Canada would score against just a few minutes later when Pritchard recovered a chip. Ciaran Hearn would be the next to score. The U.S. failed to hold him in the tackle and he sprung up to run uncontested 40 meters for the try. That made the halftime score 28-18.
It was a terrible 10 minutes to end the half for the Eagles as their defense came up wanting time and time again. Credit to the Canadian backs for doing well and punishing mistakes. It would only get worse as the second half began with Harry Jones scoring an all to easy try to increase the lead to 35-18 and cap off a 28 point run.
However, the match swung once again in favor of the Eagles. Eventually the Eagles settled down and when Jebb Sinclair was sent to the bin for killing the ball the U.S. were able to hit another penalty to make it 21-35.
Then six minutes later taking an offload from Nick Wallace, Todd Clever made a long run that put the Eagles in good territory. They couldn’t punch through on several efforts but when the ref called the ball back for an earlier advantage Clever took the quick kick and a few phases later the Scully crossed over for his second of the match and fifth in two weeks. Wyles would hit the conversion and then a penalty roughly ten minutes later to make it 35-31 with roughly 13 minutes left.
With ten minutes left the Eagles retook the lead. Tom Coolican blocked a kick that the U.S. recovered. Once again they quickly played the ball, something that helped them all day. A great pass from Folau Niua skipped over a few defenders to Brett Thompson who would slide into the corner.
The U.S. defense would then seal the match as they came up big by creating turnovers at opportune moments. Canada had possession but weren’t able to get much going as the U.S. would steal the ball or force them to work from deep.
Canada did have the opportunity to win the match at the end. Jones made a break that caught the U.S. defense sleeping. However, a try saving tackle from Mike Petri halted Canada’s momentum. For several minutes and multiple phases Canada worked to the try line. Eventually they earned a penalty advantage after LaValla killed the ball earning 10 minutes in the bin. Rather than go for the posts from a difficult angle Canada elected to go for the try. It wasn’t successful at first but once again they had a penalty advantage. Again Canada elected to not go for the difficult points and the U.S. turned it over to preserve the score.
The difference in the match came down to the Eagles defensive work.
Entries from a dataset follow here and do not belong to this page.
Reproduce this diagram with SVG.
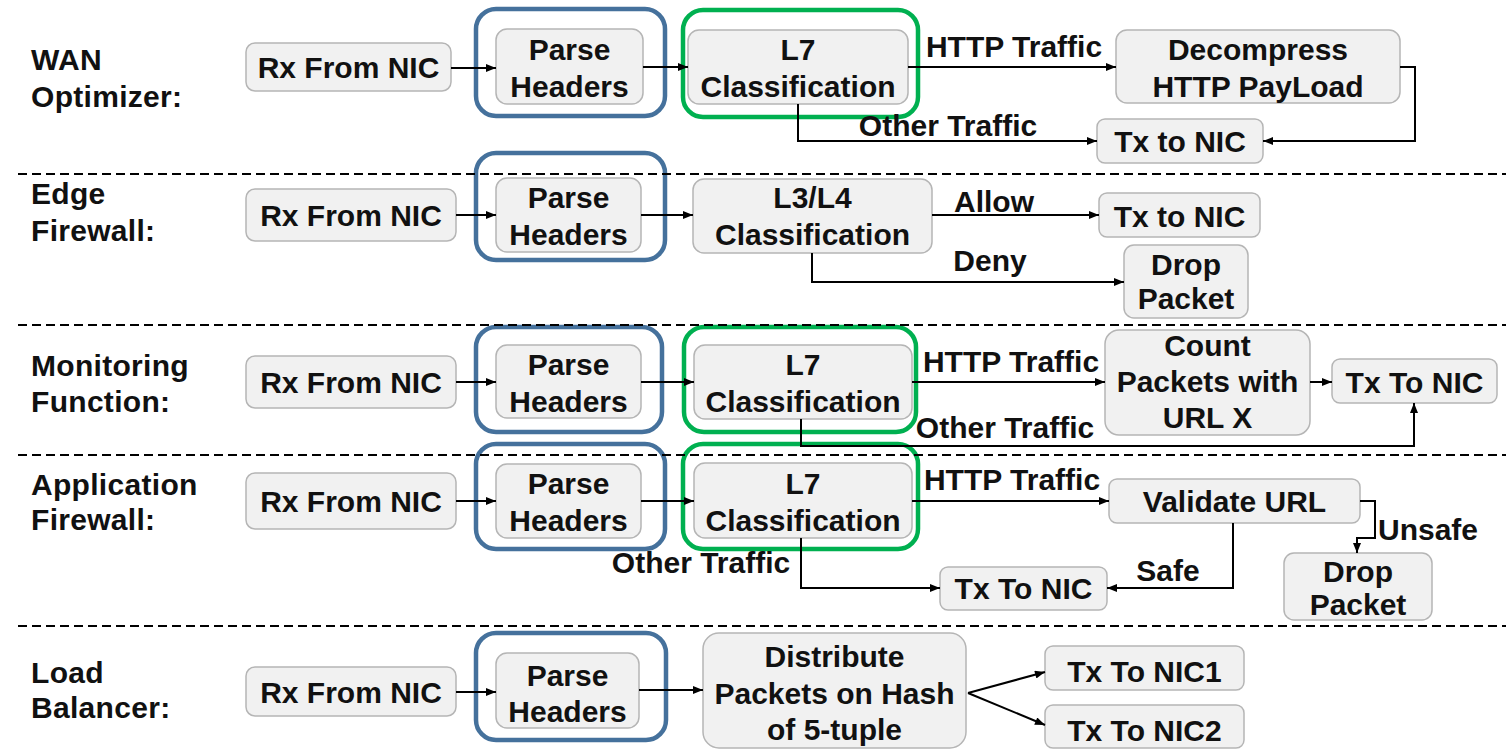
<svg xmlns="http://www.w3.org/2000/svg" width="1506" height="749" viewBox="0 0 1506 749">
  <style>
    .box { fill: #f1f1f1; stroke: #b5b5b5; stroke-width: 1.5; }
    .blue { fill: none; stroke: #45719c; stroke-width: 4.5; }
    .green { fill: none; stroke: #00b050; stroke-width: 4.5; }
    text { font-family: 'Liberation Sans', Arial, sans-serif; font-weight: bold; font-size: 30px; fill: #111; }
    .t, .e { text-anchor: middle; }
    .lbl { font-size: 30px; letter-spacing: 0.3px; }
    .arr { fill: none; stroke: #000; stroke-width: 2; marker-end: url(#ah); }
    .sep { stroke: #000; stroke-width: 2; stroke-dasharray: 9 5; }
  </style>
  <defs>
    <marker id="ah" viewBox="0 0 10 8" refX="10" refY="4" markerWidth="11" markerHeight="8" markerUnits="userSpaceOnUse" orient="auto">
      <path d="M0,0 L10,4 L0,8 Z" fill="#000"/>
    </marker>
  </defs>

  <!-- row titles -->
  <g id="titles">
    <text class="lbl" x="31" y="70">WAN</text>
    <text class="lbl" x="31" y="107">Optimizer:</text>
    <text class="lbl" x="31" y="204">Edge</text>
    <text class="lbl" x="31" y="241">Firewall:</text>
    <text class="lbl" x="31" y="376">Monitoring</text>
    <text class="lbl" x="31" y="412">Function:</text>
    <text class="lbl" x="31" y="495">Application</text>
    <text class="lbl" x="31" y="530">Firewall:</text>
    <text class="lbl" x="31" y="683">Load</text>
    <text class="lbl" x="31" y="718">Balancer:</text>
  </g>

  <!-- WAN optimizer -->
  <g id="wan-rx"><rect class="box" x="246" y="43" width="205" height="48" rx="9"/><text class="t" x="348.5" y="78">Rx From NIC</text></g>
  <g id="wan-parse"><rect class="box" x="496" y="29" width="147" height="75" rx="11"/><text class="t" x="569.5" y="60">Parse</text><text class="t" x="569.5" y="97">Headers</text></g>
  <g id="wan-l7"><rect class="box" x="688" y="30" width="220" height="74" rx="11"/><text class="t" x="798" y="60">L7</text><text class="t" x="798" y="97">Classification</text></g>
  <g id="wan-decomp"><rect class="box" x="1116" y="30" width="284" height="73" rx="11"/><text class="t" x="1258" y="60">Decompress</text><text class="t" x="1258" y="97">HTTP PayLoad</text></g>
  <g id="wan-tx"><rect class="box" x="1097" y="119" width="166" height="44" rx="8"/><text class="t" x="1180" y="152">Tx to NIC</text></g>

  <!-- Edge firewall -->
  <g id="edge-rx"><rect class="box" x="246" y="189" width="210" height="52" rx="9"/><text class="t" x="351" y="226">Rx From NIC</text></g>
  <g id="edge-parse"><rect class="box" x="496" y="178" width="145" height="74" rx="11"/><text class="t" x="568.5" y="208">Parse</text><text class="t" x="568.5" y="245">Headers</text></g>
  <g id="edge-l34"><rect class="box" x="693" y="179" width="239" height="74" rx="11"/><text class="t" x="812.5" y="208">L3/L4</text><text class="t" x="812.5" y="245">Classification</text></g>
  <g id="edge-tx"><rect class="box" x="1099" y="193" width="161" height="44" rx="8"/><text class="t" x="1179.5" y="227">Tx to NIC</text></g>
  <g id="edge-drop"><rect class="box" x="1124" y="245" width="124" height="73" rx="10"/><text class="t" x="1186" y="275">Drop</text><text class="t" x="1186" y="309">Packet</text></g>

  <!-- Monitoring function -->
  <g id="mon-rx"><rect class="box" x="246" y="356" width="210" height="52" rx="9"/><text class="t" x="351" y="393">Rx From NIC</text></g>
  <g id="mon-parse"><rect class="box" x="496" y="345" width="145" height="73" rx="11"/><text class="t" x="568.5" y="375">Parse</text><text class="t" x="568.5" y="412">Headers</text></g>
  <g id="mon-l7"><rect class="box" x="694" y="345" width="218" height="74" rx="11"/><text class="t" x="803" y="375">L7</text><text class="t" x="803" y="412">Classification</text></g>
  <g id="mon-count"><rect class="box" x="1105" y="330" width="205" height="105" rx="14"/><text class="t" x="1207.5" y="356">Count</text><text class="t" x="1207.5" y="392">Packets with</text><text class="t" x="1207.5" y="428">URL X</text></g>
  <g id="mon-tx"><rect class="box" x="1332" y="359" width="165" height="44" rx="8"/><text class="t" x="1414.5" y="393">Tx To NIC</text></g>

  <!-- Application firewall -->
  <g id="app-rx"><rect class="box" x="246" y="473" width="210" height="56" rx="9"/><text class="t" x="351" y="512">Rx From NIC</text></g>
  <g id="app-parse"><rect class="box" x="496" y="464" width="145" height="74" rx="11"/><text class="t" x="568.5" y="494">Parse</text><text class="t" x="568.5" y="531">Headers</text></g>
  <g id="app-l7"><rect class="box" x="694" y="463" width="218" height="75" rx="11"/><text class="t" x="803" y="494">L7</text><text class="t" x="803" y="531">Classification</text></g>
  <g id="app-validate"><rect class="box" x="1109" y="479" width="251" height="44" rx="8"/><text class="t" x="1234.5" y="512">Validate URL</text></g>
  <g id="app-drop"><rect class="box" x="1284" y="553" width="148" height="67" rx="10"/><text class="t" x="1358" y="582">Drop</text><text class="t" x="1358" y="615">Packet</text></g>
  <g id="app-tx"><rect class="box" x="940" y="567" width="167" height="43" rx="8"/><text class="t" x="1023.5" y="599">Tx To NIC</text></g>

  <!-- Load balancer -->
  <g id="lb-rx"><rect class="box" x="246" y="667" width="210" height="49" rx="9"/><text class="t" x="351" y="703">Rx From NIC</text></g>
  <g id="lb-parse"><rect class="box" x="496" y="653" width="143" height="75" rx="11"/><text class="t" x="567.5" y="686">Parse</text><text class="t" x="567.5" y="722">Headers</text></g>
  <g id="lb-dist"><rect class="box" x="703" y="633" width="263" height="115" rx="16"/><text class="t" x="834.5" y="667">Distribute</text><text class="t" x="834.5" y="704">Packets on Hash</text><text class="t" x="834.5" y="740">of 5-tuple</text></g>
  <g id="lb-nic1"><rect class="box" x="1045" y="646" width="199" height="44" rx="8"/><text class="t" x="1144.5" y="682">Tx To NIC1</text></g>
  <g id="lb-nic2"><rect class="box" x="1045" y="705" width="199" height="43" rx="8"/><text class="t" x="1144.5" y="741">Tx To NIC2</text></g>

  <!-- shared-stage outlines -->
  <g id="parse-outlines">
    <rect class="blue" x="476" y="9" width="189" height="107" rx="20"/>
    <rect class="blue" x="476" y="153" width="189" height="107" rx="20"/>
    <rect class="blue" x="476" y="327" width="186" height="105" rx="20"/>
    <rect class="blue" x="476" y="444" width="189" height="105" rx="20"/>
    <rect class="blue" x="476" y="633" width="190" height="107" rx="20"/>
  </g>
  <g id="l7-outlines">
    <rect class="green" x="683" y="10" width="235" height="107" rx="20"/>
    <rect class="green" x="684" y="327" width="232" height="105" rx="20"/>
    <rect class="green" x="683" y="444" width="235" height="105" rx="20"/>
  </g>

  <!-- connectors -->
  <g id="connectors">
    <!-- WAN optimizer -->
    <line class="arr" x1="451" y1="68" x2="496" y2="68"/>
    <line class="arr" x1="643" y1="67" x2="688" y2="67"/>
    <line class="arr" x1="908" y1="67" x2="1116" y2="67"/>
    <polyline class="arr" points="1400,67 1415,67 1415,141 1263,141"/>
    <polyline class="arr" points="798,104 798,141 1097,141"/>
    <!-- Edge firewall -->
    <line class="arr" x1="456" y1="215" x2="496" y2="215"/>
    <line class="arr" x1="641" y1="215" x2="693" y2="215"/>
    <line class="arr" x1="932" y1="215" x2="1099" y2="215"/>
    <polyline class="arr" points="812,253 812,282 1124,282"/>
    <!-- Monitoring function -->
    <line class="arr" x1="456" y1="382" x2="496" y2="382"/>
    <line class="arr" x1="641" y1="382" x2="694" y2="382"/>
    <line class="arr" x1="912" y1="382" x2="1105" y2="382"/>
    <line class="arr" x1="1310" y1="382" x2="1332" y2="382"/>
    <polyline class="arr" points="801,419 801,446 1414,446 1414,403"/>
    <!-- Application firewall -->
    <line class="arr" x1="456" y1="501" x2="496" y2="501"/>
    <line class="arr" x1="641" y1="501" x2="694" y2="501"/>
    <line class="arr" x1="912" y1="501" x2="1109" y2="501"/>
    <polyline class="arr" points="1360,501 1375,501 1375,538 1357,538 1357,553"/>
    <polyline class="arr" points="1233,523 1233,588 1107,588"/>
    <polyline class="arr" points="801,538 801,588 940,588"/>
    <!-- Load balancer -->
    <line class="arr" x1="456" y1="692" x2="496" y2="692"/>
    <line class="arr" x1="639" y1="690" x2="703" y2="690"/>
    <line class="arr" x1="968" y1="693" x2="1045" y2="672"/>
    <line class="arr" x1="968" y1="693" x2="1045" y2="725"/>
  </g>

  <!-- connector labels -->
  <g id="edge-labels">
    <text class="e" x="1014" y="57">HTTP Traffic</text>
    <text class="e" x="948" y="136">Other Traffic</text>
    <text class="e" x="994" y="212">Allow</text>
    <text class="e" x="990" y="271">Deny</text>
    <text class="e" x="1011" y="372">HTTP Traffic</text>
    <text class="e" x="1005" y="438">Other Traffic</text>
    <text class="e" x="1012" y="490">HTTP Traffic</text>
    <text class="e" x="1428" y="540">Unsafe</text>
    <text class="e" x="1168" y="581">Safe</text>
    <text class="e" x="701" y="573">Other Traffic</text>
  </g>

  <!-- row separators -->
  <g id="separators">
    <line class="sep" x1="18" y1="174" x2="1506" y2="174"/>
    <line class="sep" x1="18" y1="325" x2="1506" y2="325"/>
    <line class="sep" x1="18" y1="455" x2="1506" y2="455"/>
    <line class="sep" x1="18" y1="626" x2="1506" y2="626"/>
  </g>
</svg>
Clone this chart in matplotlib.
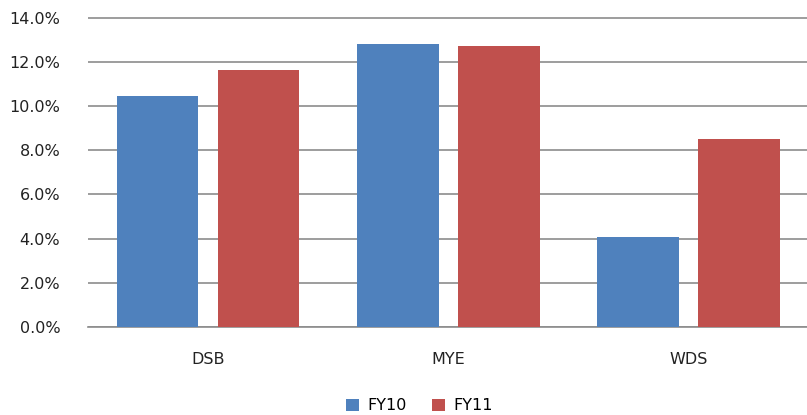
import numpy as np
import matplotlib.pyplot as plt
from matplotlib.ticker import FuncFormatter

categories = ["DSB", "MYE", "WDS"]
fy10 = [10.45, 12.8, 4.07]
fy11 = [11.65, 12.72, 8.5]

fig = plt.figure(figsize=(8.07, 4.15), dpi=100)
ax = fig.add_axes([0.109, 0.212, 0.893, 0.747])

x = np.arange(len(categories))
w = 0.34
ax.bar(x - 0.21, fy10, w, color="#4F81BD", label="FY10", zorder=3)
ax.bar(x + 0.21, fy11, w, color="#C0504D", label="FY11", zorder=3)

ax.set_xlim(-0.5, 2.5)
ax.set_ylim(0, 14.03)
ax.set_yticks(np.arange(0, 15, 2))
ax.yaxis.set_major_formatter(FuncFormatter(lambda v, p: f"{v:.1f}%"))
ax.set_xticks(x)
ax.set_xticklabels(categories)
ax.grid(axis="y", color="#8c8c8c", linewidth=1.2, zorder=0)
for s in ["top", "right", "left"]:
    ax.spines[s].set_visible(False)
ax.spines["bottom"].set_color("#8c8c8c")
ax.spines["bottom"].set_linewidth(1.2)
ax.tick_params(length=0, labelsize=11.5, colors="#222222")
ax.tick_params(axis="x", pad=18)
ax.tick_params(axis="y", pad=20)

ax.legend(loc="lower center", bbox_to_anchor=(0.46, -0.325), ncol=2, frameon=False,
          fontsize=11.5, handlelength=0.8, handleheight=0.8, columnspacing=1.6, handletextpad=0.5)

fig.savefig("out.png", dpi=100)
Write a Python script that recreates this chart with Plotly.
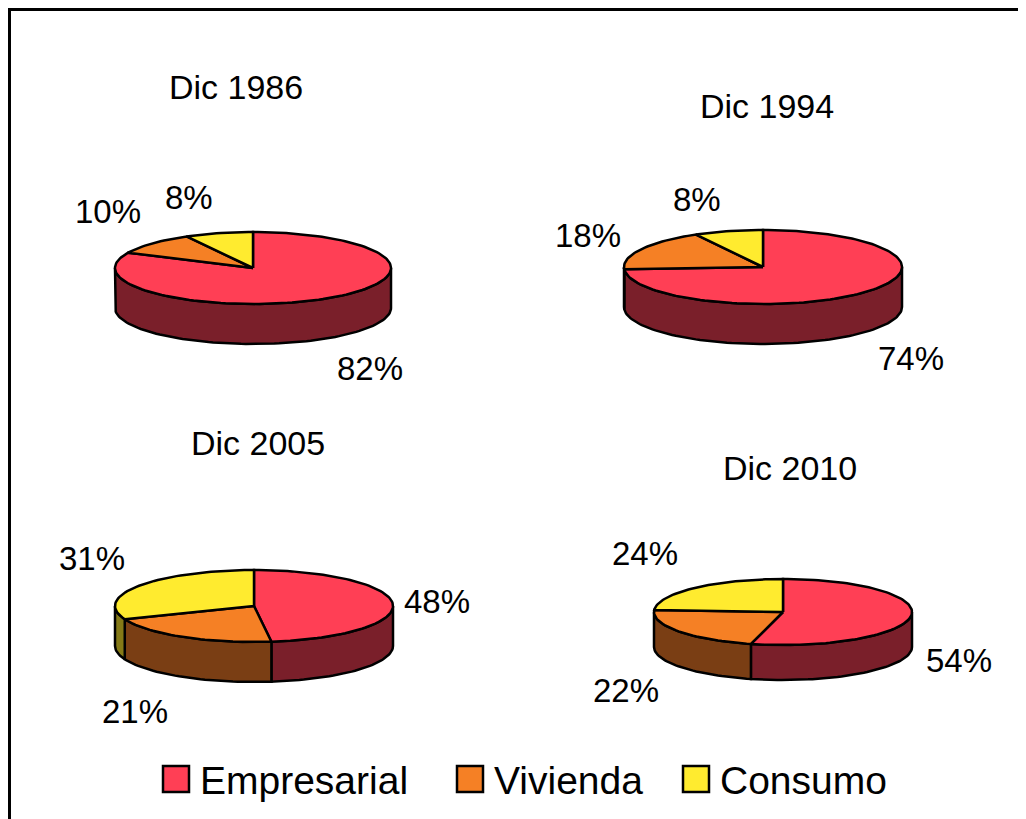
import numpy as np
import plotly.graph_objects as go

# ---------------- data ----------------
categories = ["Empresarial", "Vivienda", "Consumo"]
periods = ["Dic 1986", "Dic 1994", "Dic 2005", "Dic 2010"]
share_1986 = [82, 10, 8]
share_1994 = [74, 18, 8]
share_2005 = [48, 21, 31]
share_2010 = [54, 22, 24]
shares = [share_1986, share_1994, share_2005, share_2010]

# ---------------- styles / layout (screen pixel space) ----------------
W, H = 1026, 819
OFF = 8  # page body margin
top_colors = ["#FF3F55", "#F58025", "#FFEB2F"]
side_colors = ["#7A1F2A", "#7A3E14", "#857A17"]
FONT = "Liberation Sans, Arial, sans-serif"

pie_geom = [
    dict(cx=253, cy=268, rx=138, ry=36, depth=40),
    dict(cx=763, cy=267, rx=139, ry=37, depth=40),
    dict(cx=254, cy=606, rx=139, ry=36, depth=40),
    dict(cx=783, cy=612, rx=129, ry=33, depth=35),
]
title_pos = [(236, 87), (767, 106), (258, 443), (790, 468)]
label_pos = [
    [(370, 368), (108, 211), (189, 197)],
    [(911, 358), (588, 235), (697, 199)],
    [(437, 601), (135, 711), (92, 558)],
    [(959, 660), (626, 690), (645, 553)],
]
legend_sq = [(163, 766), (457, 766), (683, 766)]
legend_sz = 26


def arc(g, a0, a1, dy=0.0):
    n = max(2, int(abs(a1 - a0) / 2) + 2)
    t = np.radians(np.linspace(a0, a1, n))
    return g["cx"] + g["rx"] * np.sin(t), g["cy"] - g["ry"] * np.cos(t) + dy


fig = go.Figure()

for vals, g in zip(shares, pie_geom):
    total = float(sum(vals))
    bounds = np.concatenate([[0.0], np.cumsum(vals) / total * 360.0])
    # side walls (front half: 90..270 deg clockwise from top)
    for i in range(len(vals)):
        lo, hi = max(bounds[i], 90.0), min(bounds[i + 1], 270.0)
        if lo < hi:
            xt, yt = arc(g, lo, hi)
            xb, yb = arc(g, hi, lo, g["depth"])
            xs = np.concatenate([xt, xb, xt[:1]])
            ys = np.concatenate([yt, yb, yt[:1]])
            fig.add_trace(go.Scatter(x=xs, y=ys, mode="lines", fill="toself",
                                     fillcolor=side_colors[i],
                                     line=dict(color="black", width=2.5),
                                     hoverinfo="skip", showlegend=False))
    # top faces
    for i in range(len(vals)):
        xa, ya = arc(g, bounds[i], bounds[i + 1])
        xs = np.concatenate([[g["cx"]], xa, [g["cx"]]])
        ys = np.concatenate([[g["cy"]], ya, [g["cy"]]])
        fig.add_trace(go.Scatter(x=xs, y=ys, mode="lines", fill="toself",
                                 fillcolor=top_colors[i],
                                 line=dict(color="black", width=2.5),
                                 name=categories[i], hoverinfo="skip",
                                 showlegend=False))

annotations = []
for p, (tx, ty) in zip(periods, title_pos):
    annotations.append(dict(x=tx, y=ty, text=p, showarrow=False,
                            xanchor="center", yanchor="middle",
                            font=dict(family=FONT, size=34, color="black")))
for vals, lp in zip(shares, label_pos):
    total = float(sum(vals))
    for v, (lx, ly) in zip(vals, lp):
        annotations.append(dict(x=lx, y=ly, text=f"{round(v / total * 100)}%",
                                showarrow=False, xanchor="center", yanchor="middle",
                                font=dict(family=FONT, size=33, color="black")))

shapes = [dict(type="rect", xref="x", yref="y", x0=9.5, y0=9.5, x1=W + 20, y1=H + 20,
               line=dict(color="black", width=3), fillcolor="rgba(0,0,0,0)",
               layer="below")]
for cat, col, (sx, sy) in zip(categories, top_colors, legend_sq):
    shapes.append(dict(type="rect", xref="x", yref="y", x0=sx, y0=sy,
                       x1=sx + legend_sz, y1=sy + legend_sz, fillcolor=col,
                       line=dict(color="black", width=2.5)))
    annotations.append(dict(x=sx + legend_sz + 9, y=sy + legend_sz / 2 + 1, text=cat,
                            showarrow=False, xanchor="left", yanchor="middle",
                            font=dict(family=FONT, size=39, color="black")))

fig.update_layout(
    width=W - OFF, height=H - OFF,
    margin=dict(l=0, r=0, t=0, b=0),
    paper_bgcolor="white", plot_bgcolor="white",
    xaxis=dict(range=[OFF, W], visible=False, fixedrange=True),
    yaxis=dict(range=[H, OFF], visible=False, fixedrange=True),
    shapes=shapes, annotations=annotations, showlegend=False,
)

fig.write_html("out.html")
Aside from the dreadful ten minute span that allowed Canada to run off their 28 point run the U.S. defense did well to stop any Canadian opportunities. The U.S. also won the scrum battle for the first time in a long time. Offensively they had another strong outing. Canada did look threatening but it also looked as if they tired more easily than the U.S. in the hot sun.
The Eagles will take the win as they build toward the World Cup. The program needed a positive result and to avoid two straight winless summers. The team can now focus on the positives and look ahead to the All Blacks in November.